Vous ne vous en apercevez pas, mais un jour après l’autre il enserre vos pensées de bracelets psychologiques. Vous évitez de l’irriter. Vous évitez l’opposition, les réparties. Vous évitez de croire à tout ce qu’il vous annonce de merveilleux et qui est supposé arriver si vous attendez la récompense assez (très très très ) longtemps : il quittera sa femme ou sa maîtresse, il perdra du poids, il fera un travail commun avec vous (et là, de toute façon, ce ne serait que pour mieux te saucissonner, mon enfant….), il cessera de trop boire ou trop manger, il libèrera du temps et l’offrira à votre amour, qui, il le rappelle fidèlement, est tellement unique. Malgré les failles (qui sont les vôtres, entendons-nous bien) bon, mais jamais il n’a connu ça avec personne, et vous devriez vous sentir couronnée de cette constatation. D’ailleurs, à la moindre bouderie ou fâcherie de votre part, il brandit la bannière « amour exceptionnel » et l’agite furieusement devant votre nez, vous reprochant de ne pas être à la hauteur d’une telle grâce, et de tout gâcher parce que vous manquez de profondeur, êtes superficielle, égocentrique, impatiente, et sans doute aussi – si pas certainement mais il est tellement magnanime, ne l’oublions pas – plutôt déséquilibrée. Genre bipolaire. Si pas pire. En régression, en tout cas…

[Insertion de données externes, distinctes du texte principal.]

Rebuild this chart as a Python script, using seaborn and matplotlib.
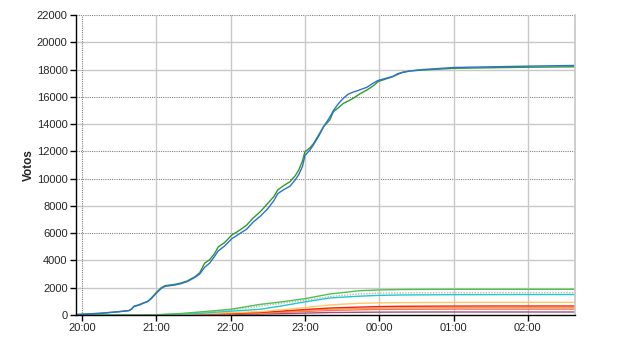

Un jour, un mois, une année plus tard (c’est d’ailleurs rarement un ou une, car plus le temps passe et mieux le bracelet émet ses bip-bip infernaux…) vous le quittez. Sur la pointe des pieds, avec le bras déjà levé devant le visage et là, stupeur, il resplendit de sagesse, vous dit qu’il comprend, que rien n’est à expliquer, et il vous souhaite une merveilleuse et riche vie sans lui, il vous serre amicalement dans ses bras, avec cet air padre-padrone bienveillant qui non, ne criera pas contre sa victime chérie, cette fois. Il est grand, noble, serein, courageux, vous dit combien vous compterez encore pour lui, qu’il sera, d’ailleurs, toujours là pour vous… Ses dents grincent sans bruit en vous voyant ébranlée, troublée devant cette grandeur dans la souffrance.
Il vous tient, mais vous n’en savez rien. Il vous tient car il vous a si bien bernée dans cette séance de rupture parfaitement civile que vous allez vous poser des questions : et si j’avais tout exagéré ? Imaginé, même… ? Il vous contacte avec tact ici et là, sans insistance, une photo, une phrase du genre souviens-toi, ou je pense à toi avec tendresse, tu es le plus beau souvenir de ma vie mais va, sois heureuse ! Deux ou trois mois de cette marinade et il lui suffira de tendre les bras pour que vous vous y effondriez, repentante, et qu’il vous mette sur le champ un autre bracelet psychologique à chaque cheville. Il accueillera votre repentir avec noblesse, et ne vous fera passer à la caisse (la casse…) pour votre immonde comportement que le lendemain. Et tout recommencera, mais en pire.